In the Virtual Reality in Medical Education (VRiME) lab at The Ohio State University College of Medicine, they’re taking virtual reality learning to a whole new level. By using artificial intelligence and machine learning to create a high-tech experience, they not only eliminate the need for patient actors, but provide students with a high-fidelity, state-of-the-art system to practice their clinical skills.
“Our teaching strategies need to go beyond passive training,” says Douglas Danforth, PhD, an academic program director at the Ohio State College of Medicine. “By incorporating artificial intelligence (AI) into virtual reality simulations, we can create interactive scenarios so the student gets as close to a real-world scenario as possible.”
“Advancements in technology have opened up new pathways for students to learn and become the best healthcare providers possible,” says K. Craig Kent, MD, dean of the College of Medicine and vice president for Health Sciences. “Our College of Medicine is at the forefront of this movement with artificial intelligence that allows students to perfect vital clinical skills.”
Few universities are using virtual reality this way, and Ohio State is expertly positioned for the collaboration needed to make this technology successful. One of the lab’s learning modules is designed to teach trainees how to better communicate with patients who have limited English proficiency and may struggle to understand complicated diagnoses or the physician’s instructions. Students, residents, fellows and other physicians can have a freeform, in-depth conversation with the virtual patient to gather their medical history and diagnose their condition.
AI and machine learning — the technology used to drive Apple’s Siri or Amazon’s Alexa — are the engines that give the student a real-world experience.
“The challenge is that we don’t have millions of conversations to train the AI, as Apple or Amazon has,” Dr.

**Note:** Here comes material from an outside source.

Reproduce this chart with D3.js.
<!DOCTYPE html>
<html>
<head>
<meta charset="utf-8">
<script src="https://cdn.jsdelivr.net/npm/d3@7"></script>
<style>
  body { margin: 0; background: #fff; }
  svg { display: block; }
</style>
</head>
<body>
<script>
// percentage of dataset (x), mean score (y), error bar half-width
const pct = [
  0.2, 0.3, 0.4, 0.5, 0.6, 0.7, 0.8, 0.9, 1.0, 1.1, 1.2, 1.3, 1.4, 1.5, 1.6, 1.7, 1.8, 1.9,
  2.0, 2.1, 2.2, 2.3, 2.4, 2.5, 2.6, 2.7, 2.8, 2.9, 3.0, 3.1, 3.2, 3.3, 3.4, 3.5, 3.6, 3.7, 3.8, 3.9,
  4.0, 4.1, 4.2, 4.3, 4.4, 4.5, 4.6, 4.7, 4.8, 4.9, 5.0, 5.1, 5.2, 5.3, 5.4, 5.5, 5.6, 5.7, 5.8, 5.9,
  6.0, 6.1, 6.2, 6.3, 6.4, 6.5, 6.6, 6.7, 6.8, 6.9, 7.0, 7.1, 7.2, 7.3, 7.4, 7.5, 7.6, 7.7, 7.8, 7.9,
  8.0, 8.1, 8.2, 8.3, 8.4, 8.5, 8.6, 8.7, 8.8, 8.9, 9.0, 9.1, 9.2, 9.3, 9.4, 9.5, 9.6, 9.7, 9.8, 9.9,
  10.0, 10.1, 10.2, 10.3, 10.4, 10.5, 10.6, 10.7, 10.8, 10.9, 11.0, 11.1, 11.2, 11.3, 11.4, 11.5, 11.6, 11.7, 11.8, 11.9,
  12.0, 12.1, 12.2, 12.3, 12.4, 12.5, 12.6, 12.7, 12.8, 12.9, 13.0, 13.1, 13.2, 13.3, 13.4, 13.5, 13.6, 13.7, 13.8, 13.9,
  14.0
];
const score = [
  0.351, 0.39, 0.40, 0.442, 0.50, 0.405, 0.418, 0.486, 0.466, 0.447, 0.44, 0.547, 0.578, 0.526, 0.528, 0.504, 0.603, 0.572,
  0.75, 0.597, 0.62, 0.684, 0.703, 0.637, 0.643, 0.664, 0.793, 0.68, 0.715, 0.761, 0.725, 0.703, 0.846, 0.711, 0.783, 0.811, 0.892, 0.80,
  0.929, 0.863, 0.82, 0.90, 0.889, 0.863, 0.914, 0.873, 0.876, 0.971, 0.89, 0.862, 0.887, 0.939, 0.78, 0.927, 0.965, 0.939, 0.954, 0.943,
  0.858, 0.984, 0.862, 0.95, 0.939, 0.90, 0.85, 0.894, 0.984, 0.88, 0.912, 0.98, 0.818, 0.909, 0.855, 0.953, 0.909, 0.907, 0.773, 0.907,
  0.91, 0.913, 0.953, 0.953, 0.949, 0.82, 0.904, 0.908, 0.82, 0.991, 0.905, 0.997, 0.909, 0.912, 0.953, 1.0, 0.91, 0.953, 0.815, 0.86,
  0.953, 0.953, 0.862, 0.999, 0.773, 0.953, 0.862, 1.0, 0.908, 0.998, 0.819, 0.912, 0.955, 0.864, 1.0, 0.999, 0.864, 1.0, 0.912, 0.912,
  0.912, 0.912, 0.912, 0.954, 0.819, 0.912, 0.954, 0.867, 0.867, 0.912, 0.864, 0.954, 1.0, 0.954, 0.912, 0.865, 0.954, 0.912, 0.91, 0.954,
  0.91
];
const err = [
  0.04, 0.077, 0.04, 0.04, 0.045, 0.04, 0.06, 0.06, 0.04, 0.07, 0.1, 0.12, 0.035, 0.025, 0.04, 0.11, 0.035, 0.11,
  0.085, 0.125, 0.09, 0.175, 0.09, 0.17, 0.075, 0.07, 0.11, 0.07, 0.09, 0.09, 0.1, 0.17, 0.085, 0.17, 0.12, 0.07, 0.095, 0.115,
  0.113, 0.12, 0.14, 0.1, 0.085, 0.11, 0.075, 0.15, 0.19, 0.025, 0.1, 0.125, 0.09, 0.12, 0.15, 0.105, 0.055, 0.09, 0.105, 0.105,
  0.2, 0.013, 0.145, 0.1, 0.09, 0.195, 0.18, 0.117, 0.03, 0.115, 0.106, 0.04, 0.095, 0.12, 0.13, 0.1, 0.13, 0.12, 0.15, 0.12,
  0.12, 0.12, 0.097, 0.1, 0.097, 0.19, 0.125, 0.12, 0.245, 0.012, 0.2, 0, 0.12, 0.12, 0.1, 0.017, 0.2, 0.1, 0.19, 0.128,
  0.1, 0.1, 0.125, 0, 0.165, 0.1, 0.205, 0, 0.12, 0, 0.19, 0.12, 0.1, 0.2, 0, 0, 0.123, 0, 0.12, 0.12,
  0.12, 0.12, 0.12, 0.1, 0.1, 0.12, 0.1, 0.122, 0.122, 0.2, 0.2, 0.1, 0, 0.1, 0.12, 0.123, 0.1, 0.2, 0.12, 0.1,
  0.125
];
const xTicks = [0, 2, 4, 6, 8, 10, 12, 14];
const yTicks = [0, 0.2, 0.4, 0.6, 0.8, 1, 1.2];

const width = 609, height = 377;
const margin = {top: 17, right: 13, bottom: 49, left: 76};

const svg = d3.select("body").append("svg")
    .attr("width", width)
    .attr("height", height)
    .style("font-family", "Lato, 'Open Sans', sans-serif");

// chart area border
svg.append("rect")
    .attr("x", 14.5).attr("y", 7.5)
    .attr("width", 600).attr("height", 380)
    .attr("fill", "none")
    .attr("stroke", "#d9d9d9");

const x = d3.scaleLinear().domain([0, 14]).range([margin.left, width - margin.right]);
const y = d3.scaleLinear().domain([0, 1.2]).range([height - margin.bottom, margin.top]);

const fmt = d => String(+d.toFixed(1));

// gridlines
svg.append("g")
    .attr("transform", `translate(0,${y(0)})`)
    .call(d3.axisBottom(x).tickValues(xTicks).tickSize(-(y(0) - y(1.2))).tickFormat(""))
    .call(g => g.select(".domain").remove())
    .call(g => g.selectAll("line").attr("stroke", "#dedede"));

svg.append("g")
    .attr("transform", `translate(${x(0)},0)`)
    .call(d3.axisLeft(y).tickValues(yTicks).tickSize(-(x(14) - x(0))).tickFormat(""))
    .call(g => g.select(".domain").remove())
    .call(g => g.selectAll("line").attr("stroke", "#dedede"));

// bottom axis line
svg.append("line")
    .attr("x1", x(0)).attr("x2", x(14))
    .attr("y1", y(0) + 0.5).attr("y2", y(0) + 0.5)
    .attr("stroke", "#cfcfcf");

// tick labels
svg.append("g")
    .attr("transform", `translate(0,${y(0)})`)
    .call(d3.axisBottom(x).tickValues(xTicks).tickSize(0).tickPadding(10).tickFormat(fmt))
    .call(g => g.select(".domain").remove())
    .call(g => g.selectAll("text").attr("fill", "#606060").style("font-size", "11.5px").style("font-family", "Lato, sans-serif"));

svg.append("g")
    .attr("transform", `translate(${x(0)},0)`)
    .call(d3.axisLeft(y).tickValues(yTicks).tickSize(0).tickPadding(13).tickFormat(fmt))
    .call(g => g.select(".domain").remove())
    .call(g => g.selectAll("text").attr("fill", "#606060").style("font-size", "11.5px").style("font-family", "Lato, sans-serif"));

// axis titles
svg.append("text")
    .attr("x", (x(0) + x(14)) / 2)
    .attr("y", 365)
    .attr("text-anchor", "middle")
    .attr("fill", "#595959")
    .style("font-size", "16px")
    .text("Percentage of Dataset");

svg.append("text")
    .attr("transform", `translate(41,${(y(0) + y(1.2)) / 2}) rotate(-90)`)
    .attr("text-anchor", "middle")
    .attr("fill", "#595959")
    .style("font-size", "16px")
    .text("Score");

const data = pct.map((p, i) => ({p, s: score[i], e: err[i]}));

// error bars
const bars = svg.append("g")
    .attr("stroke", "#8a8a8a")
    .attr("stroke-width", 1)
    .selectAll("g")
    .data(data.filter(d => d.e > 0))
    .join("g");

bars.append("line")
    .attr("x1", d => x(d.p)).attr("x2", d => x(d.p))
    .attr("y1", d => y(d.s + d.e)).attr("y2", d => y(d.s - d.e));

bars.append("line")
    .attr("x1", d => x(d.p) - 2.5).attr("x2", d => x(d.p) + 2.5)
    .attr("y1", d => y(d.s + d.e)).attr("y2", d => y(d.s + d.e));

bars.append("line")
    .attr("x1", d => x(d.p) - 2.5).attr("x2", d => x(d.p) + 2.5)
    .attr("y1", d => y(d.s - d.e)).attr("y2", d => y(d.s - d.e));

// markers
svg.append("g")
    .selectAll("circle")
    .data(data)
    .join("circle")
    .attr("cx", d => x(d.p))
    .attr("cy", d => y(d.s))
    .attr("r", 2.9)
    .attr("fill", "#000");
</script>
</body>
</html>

Danforth says. “So we have to use additional strategies and approaches to train the machine to understand the natural language of a doctor-patient interaction. This way, the app can intelligently react to any phrase the student asks and have a fluid conversation.”

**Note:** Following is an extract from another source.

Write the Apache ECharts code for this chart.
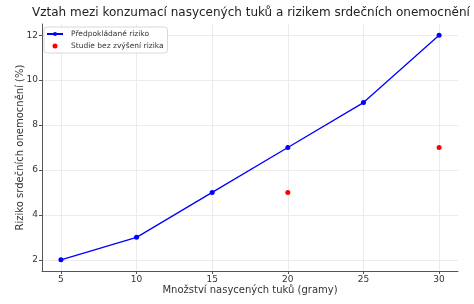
<!DOCTYPE html>
<html><head><meta charset="utf-8">
<script src="https://cdn.jsdelivr.net/npm/echarts@6/dist/echarts.min.js"></script>
<style>html,body{margin:0;padding:0;background:#fff}#c{width:474px;height:304px}</style>
</head><body><div id="c"></div>
<script>
const xValues = [5, 10, 15, 20, 25, 30];
const riskValues = [2, 3, 5, 7, 9, 12];
const studyX = [20, 30];
const studyY = [5, 7];
const xTicks = [5, 10, 15, 20, 25, 30];
const yTicks = [2, 4, 6, 8, 10, 12];

const font = 'DejaVu Sans';
const chart = echarts.init(document.getElementById('c'));
chart.setOption({
  animation: false,
  backgroundColor: '#fff',
  title: {
    text: 'Vztah mezi konzumací nasycených tuků a rizikem srdečních onemocnění',
    left: 32, top: 7, padding: 0,
    textStyle: { fontFamily: font, fontSize: 12, fontWeight: 'normal', color: '#222' }
  },
  grid: { left: 42, right: 16, top: 24, bottom: 33 },
  legend: {
    orient: 'vertical', left: 44, top: 27,
    backgroundColor: 'rgba(255,255,255,0.85)', borderColor: '#d8d8d8', borderWidth: 1, borderRadius: 3,
    padding: [3, 4, 3, 2], itemGap: 4, itemWidth: 16, itemHeight: 5,
    textStyle: { fontFamily: font, fontSize: 7.5, color: '#333', padding: [0, 0, 0, 3] },
    data: [{ name: 'Předpokládané riziko' }, { name: 'Studie bez zvýšení rizika', icon: 'circle' }]
  },
  xAxis: {
    type: 'value', min: 3.75, max: 31.25,
    name: 'Množství nasycených tuků (gramy)', nameLocation: 'middle', nameGap: 14,
    nameMoveOverlap: false,
    nameTextStyle: { fontFamily: font, fontSize: 10, color: '#333', verticalAlign: 'top' },
    axisLine: { lineStyle: { color: '#555', width: 1 } },
    axisTick: { show: true, customValues: xTicks, length: 3, lineStyle: { color: '#555' } },
    axisLabel: { customValues: xTicks, fontFamily: font, fontSize: 9, color: '#333', margin: 4 },
    splitLine: { show: true, lineStyle: { color: '#ebebeb', width: 1 } }
  },
  yAxis: {
    type: 'value', min: 1.5, max: 12.5,
    name: 'Riziko srdečních onemocnění (%)', nameLocation: 'middle', nameGap: 17,
    nameMoveOverlap: false,
    nameTextStyle: { fontFamily: font, fontSize: 10, color: '#333' },
    axisLine: { show: true, lineStyle: { color: '#555', width: 1 } },
    axisTick: { show: true, customValues: yTicks, length: 3, lineStyle: { color: '#555' } },
    axisLabel: { customValues: yTicks, fontFamily: font, fontSize: 9, color: '#333', margin: 4 },
    splitLine: { show: true, lineStyle: { color: '#ebebeb', width: 1 } }
  },
  series: [
    {
      name: 'Předpokládané riziko', type: 'line',
      data: xValues.map((x, i) => [x, riskValues[i]]),
      symbol: 'circle', symbolSize: 5,
      lineStyle: { color: '#0000ff', width: 1.3 },
      itemStyle: { color: '#0000ff' }
    },
    {
      name: 'Studie bez zvýšení rizika', type: 'scatter',
      data: studyX.map((x, i) => [x, studyY[i]]),
      symbol: 'circle', symbolSize: 5,
      itemStyle: { color: '#ff0000', opacity: 1 }
    }
  ]
});
</script></body></html>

That’s where cross-college collaboration comes into play. To build the right technology, Dr. Danforth collaborated across campus with colleagues in Ohio State’s departments of Linguistics, Computer Science and Engineering, and the Advanced Computing Center for the Arts and Design to create the virtual patients.
“It was great having them just a few blocks away,” Dr. Danforth says. “The team has worked for nearly seven years together. Access to all these brilliant minds in their fields made the process possible.”

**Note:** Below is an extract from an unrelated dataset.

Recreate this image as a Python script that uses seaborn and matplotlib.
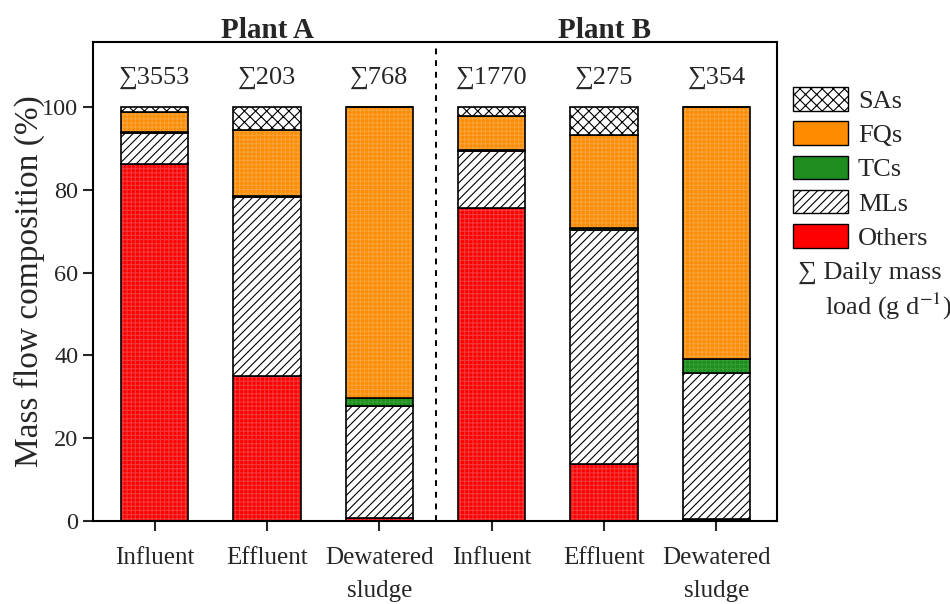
import matplotlib
matplotlib.use("Agg")
import matplotlib.pyplot as plt
import matplotlib.transforms as mtransforms
from matplotlib.patches import Patch
import numpy as np
import seaborn as sns

# Samples (unique ids), their tick labels and daily mass loads (g/d)
samples = ["A-Influent", "A-Effluent", "A-Sludge", "B-Influent", "B-Effluent", "B-Sludge"]
tick_labels = ["Influent", "Effluent", "Dewatered\nsludge",
               "Influent", "Effluent", "Dewatered\nsludge"]
plants = ["Plant A", "Plant B"]
daily_load = [3553, 203, 768, 1770, 275, 354]

# Mass flow composition (%) per antibiotic class
others = [86.2, 35.0, 0.7, 75.6, 13.8, 0.6]
mls = [7.4, 43.3, 27.1, 13.7, 56.4, 35.1]
tcs = [0.3, 0.3, 1.9, 0.4, 0.5, 3.4]
fqs = [5.0, 15.8, 70.2, 8.2, 22.5, 60.8]
sas = [1.1, 5.6, 0.1, 2.1, 6.8, 0.1]

sns.set_style("ticks")
plt.rcParams["font.family"] = ["Liberation Serif", "DejaVu Serif"]
plt.rcParams["mathtext.fontset"] = "stix"
plt.rcParams["hatch.linewidth"] = 0.8
plt.rcParams["axes.linewidth"] = 1.5

fig = plt.figure(figsize=(9.5, 6.04), dpi=100)
ax = fig.add_axes([0.0979, 0.1374, 0.8179 - 0.0979, 0.9305 - 0.1374])

# (name, values, face colour, hatch, hatch colour) from bottom to top
layers = [
    ("Others", others, "#FF0000", "++++", "#F03A3A"),
    ("MLs", mls, "white", "////", "black"),
    ("TCs", tcs, "#1E8C1E", "++++", "#33A033"),
    ("FQs", fqs, "#FF8C00", "++++", "#F5A33A"),
    ("SAs", sas, "white", "xxx", "black"),
]

bottom = np.zeros(len(samples))
for name, vals, face, hatch, hcol in layers:
    vals = np.asarray(vals, dtype=float)
    sns.barplot(x=samples, y=vals, order=samples, errorbar=None, width=0.6,
                color=face, saturation=1, bottom=bottom, facecolor=face,
                edgecolor=hcol, hatch=hatch, linewidth=0, ax=ax)
    sns.barplot(x=samples, y=vals, order=samples, errorbar=None, width=0.6,
                color="black", saturation=1, bottom=bottom, facecolor="none",
                edgecolor="black", linewidth=1.2, ax=ax)
    bottom = bottom + vals

ax.set_xlim(-0.55, 5.54)
ax.set_ylim(0, 115.7)
ax.set_yticks([0, 20, 40, 60, 80, 100])
ax.set_xticks(range(len(samples)))
ax.set_xticklabels(tick_labels, fontsize=18, linespacing=1.6)
ax.tick_params(axis="y", labelsize=17.5, direction="out", length=7, width=1.5)
ax.tick_params(axis="x", direction="out", length=7, width=1.5, pad=12)
ax.set_xlabel("")
ax.set_ylabel("Mass flow composition (%)", fontsize=24, labelpad=-2)
for s in ax.spines.values():
    s.set_visible(True)
    s.set_linewidth(1.5)
    s.set_color("black")

# divider between the two plants
ax.axvline(2.5, color="black", linestyle=(0, (3, 3)), linewidth=1.4)

# daily mass loads above the bars
for i, v in enumerate(daily_load):
    ax.text(i, 107, f"\u2211{v}", ha="center", va="center", fontsize=19)

# plant titles
trans = mtransforms.blended_transform_factory(ax.transData, ax.transAxes)
for xpos, name in zip([1, 4], plants):
    ax.text(xpos, 1.025, name, transform=trans, ha="center", va="center",
            fontsize=21, fontweight="bold")

# legend
handles = [
    Patch(facecolor="white", edgecolor="black", hatch="xxx", linewidth=1, label="SAs"),
    Patch(facecolor="#FF8C00", edgecolor="black", linewidth=1, label="FQs"),
    Patch(facecolor="#1E8C1E", edgecolor="black", linewidth=1, label="TCs"),
    Patch(facecolor="white", edgecolor="black", hatch="////", linewidth=1, label="MLs"),
    Patch(facecolor="#FF0000", edgecolor="black", linewidth=1, label="Others"),
]
fig.legend(handles=handles, loc="upper left", bbox_to_anchor=(793 / 950, 1 - 87 / 604),
           frameon=False, fontsize=19, handlelength=2.08, handleheight=1.0,
           handletextpad=0.38, labelspacing=0.32, borderpad=0, borderaxespad=0)
fig.text(798 / 950, 1 - 273 / 604, "\u2211 Daily mass", fontsize=19, ha="left", va="center")
fig.text(825 / 950, 1 - 306 / 604, r"load (g d$^{-1}$)", fontsize=19, ha="left", va="center")

fig.savefig("out.png", dpi=100)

Perfecting the functional language capabilities and making the scenarios as natural as possible were key. Ohio State went beyond and made sure the application incorporated non-verbal communication, as well. Motion-capture suits helped designers record movements of medical student volunteers, who modeled patients reacting with true-to-life emotions. Their motions were then applied to the virtual characters, says Kellen Maicher, a College of Medicine VR developer and a learning and development consultant for The Ohio State University Comprehensive Cancer Center –James Cancer Hospital and Solove Research Institute (OSUCCC – James).
“We made sure the movements were natural and matched the emotions a patient might feel during an exam,” explains Maicher. “Patients’ body language, too, is so important when performing an exam.”
“Without this app, students have to practice with one another or with community members trained to act in patient roles,” Dr. Danforth says. “That’s expensive and time-consuming.”
Those methods also limit students’ opportunities for feedback. With the app, students receive a report at the end of the conversation, immediately assessing whether they asked necessary questions.
The extra practice is especially important when learning to communicate with patients with limited English proficiency, like Mr. Martinez, one particular virtual patient in the training module.
Unlike other virtual patients, whose voices are synthetic and can string together various sounds to create infinite dialogue possibilities, Mr. Martinez’s accented voice is provided by a local actor, who recorded the answers for many conversation paths. Creating a custom synthetic voice for Mr. Martinez is one of VRiME’s next goals.
Soon, the module featuring Mr. Martinez will add extra prompts and scoring sections aimed at training students to know when it’s appropriate to use interpreters, and Mr. Martinez will begin to ask students to explain things in simpler language that he can understand.
“As part of the training, we also introduce techniques such as ‘teach-back,’ which help trainees ensure that non-native English speakers understand their diagnoses and treatment plans,” Dr. Danforth says. “We’re excited about all the things artificial intelligence learning can do to improve the educational experience for our students.”